Aim of the exercise: Search the material below for the string "diagram" and list each line that holds it.

Given data:
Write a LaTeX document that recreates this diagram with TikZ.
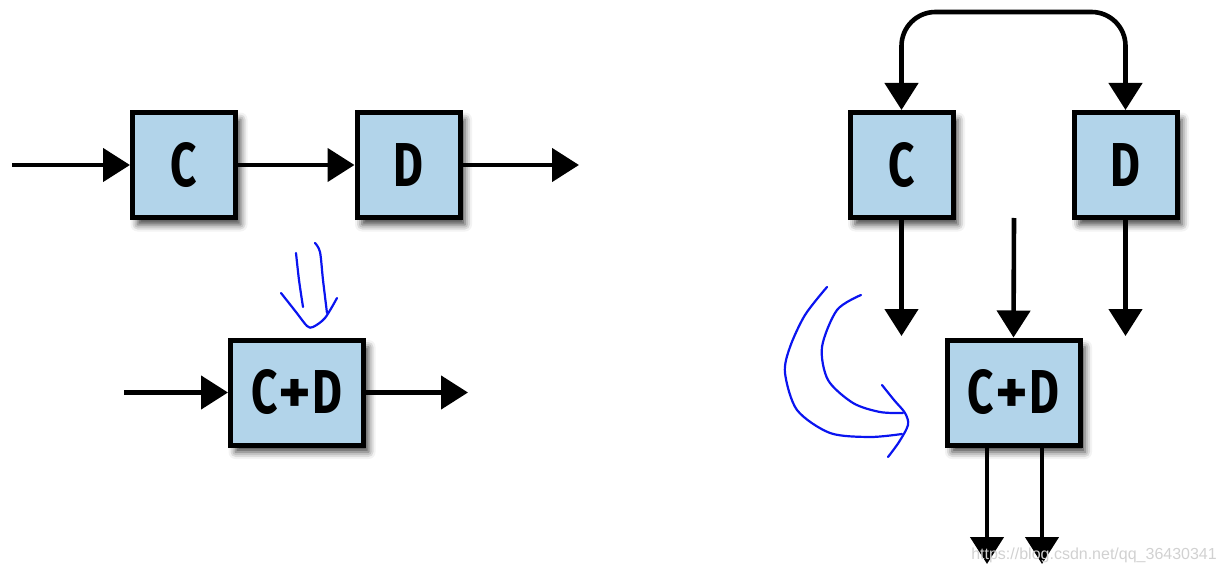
\documentclass[tikz,border=0pt]{standalone}
\usepackage{fontspec}
\setmainfont{Liberation Sans}
\newfontfamily\boxfont[FakeStretch=0.74]{Fira Sans}
\newfontfamily\plusfont{Fira Sans}
\newcommand{\cplusd}{C\kern1pt{\plusfont +}\kern1pt D}
\usetikzlibrary{arrows.meta,shadows.blur,calc}
\definecolor{boxblue}{RGB}{178,212,234}
\definecolor{pen}{RGB}{10,20,240}
\tikzset{
  blk/.style={draw=black, line width=5pt, fill=boxblue, minimum width=103pt, minimum height=105pt,
    inner sep=0pt, font=\boxfont\bfseries\fontsize{62}{62}\selectfont,
    blur shadow={shadow xshift=5pt, shadow yshift=-7pt, shadow blur radius=7pt, shadow opacity=75}},
  wideblk/.style={blk, minimum width=133pt},
  arr/.style={line width=4.6pt, -{Triangle[length=27pt,width=33pt]}},
  darr/.style={line width=4.6pt, {Triangle[length=27pt,width=33pt]}-{Triangle[length=27pt,width=33pt]}, rounded corners=34pt},
  ink/.style={draw=pen, line width=2.2pt, line cap=round, line join=round},
}
\begin{document}
\begin{tikzpicture}[x=1pt,y=-1pt]
\useasboundingbox (0,0) rectangle (1225,577);
% left diagram
\node[blk] (C1) at (184,165) {C};
\node[blk] (D1) at (408.5,165) {D};
\coordinate (in1) at (12,165);
\coordinate (out1) at (579,165);
\draw[arr] (in1) -- (C1.west);
\draw[arr] (C1.east) -- (D1.west);
\draw[arr] (D1.east) -- (out1);
\node[wideblk] (CD1) at (297,392.5) {\cplusd};
\coordinate (in2) at (124,392.5);
\coordinate (out2) at (468,392.5);
\draw[arr] (in2) -- (CD1.west);
\draw[arr] (CD1.east) -- (out2);
% right diagram
\node[blk] (C2) at (901.5,165) {C};
\node[blk] (D2) at (1125.5,165) {D};
\node[wideblk] (CD2) at (1013.5,392.5) {\cplusd};
\coordinate (loop) at (1013.5,12);
\draw[darr] (C2.north) |- (loop) -| (D2.north);
\coordinate (cdown) at (901.5,336);
\coordinate (ddown) at (1125.5,336);
\coordinate (mid) at (1014,218);
\draw[arr] (C2.south) -- (cdown);
\draw[arr] (D2.south) -- (ddown);
\draw[arr] (mid) -- (CD2.north);
\coordinate (o1) at (987,564);
\coordinate (o2) at (1042,564);
\draw[arr] (CD2.south -| o1) -- (o1);
\draw[arr] (CD2.south -| o2) -- (o2);
% hand drawn ink
\draw[ink] plot[smooth] coordinates {(296,253) (299,280) (303,307)};
\draw[ink] plot[smooth] coordinates {(315,243) (320,252) (323,280) (327,313)};
\draw[ink] plot[smooth] coordinates {(281,293) (296,312) (307,326) (313,327) (325,318) (337,298)};
\draw[ink] plot[smooth] coordinates {(827,287) (805,315) (790,347) (785,373) (797,410) (830,433) (870,437) (902,434)};
\draw[ink] plot[smooth] coordinates {(861,295) (837,310) (822,347) (828,380) (853,403) (880,412) (903,413)};
\draw[ink] plot[smooth] coordinates {(882,385) (894,400) (905,413) (908,425) (899,442) (888,457)};
% watermark
\node[anchor=base east, text=black!18, font=\fontsize{16}{16}\selectfont, inner sep=0pt] (wm) at (1217,559) {https://blog.csdn.net/qq\_36430341};
\end{tikzpicture}
\end{document}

Result of this task:
Write a LaTeX document that recreates this diagram with TikZ.
% left diagram
% right diagram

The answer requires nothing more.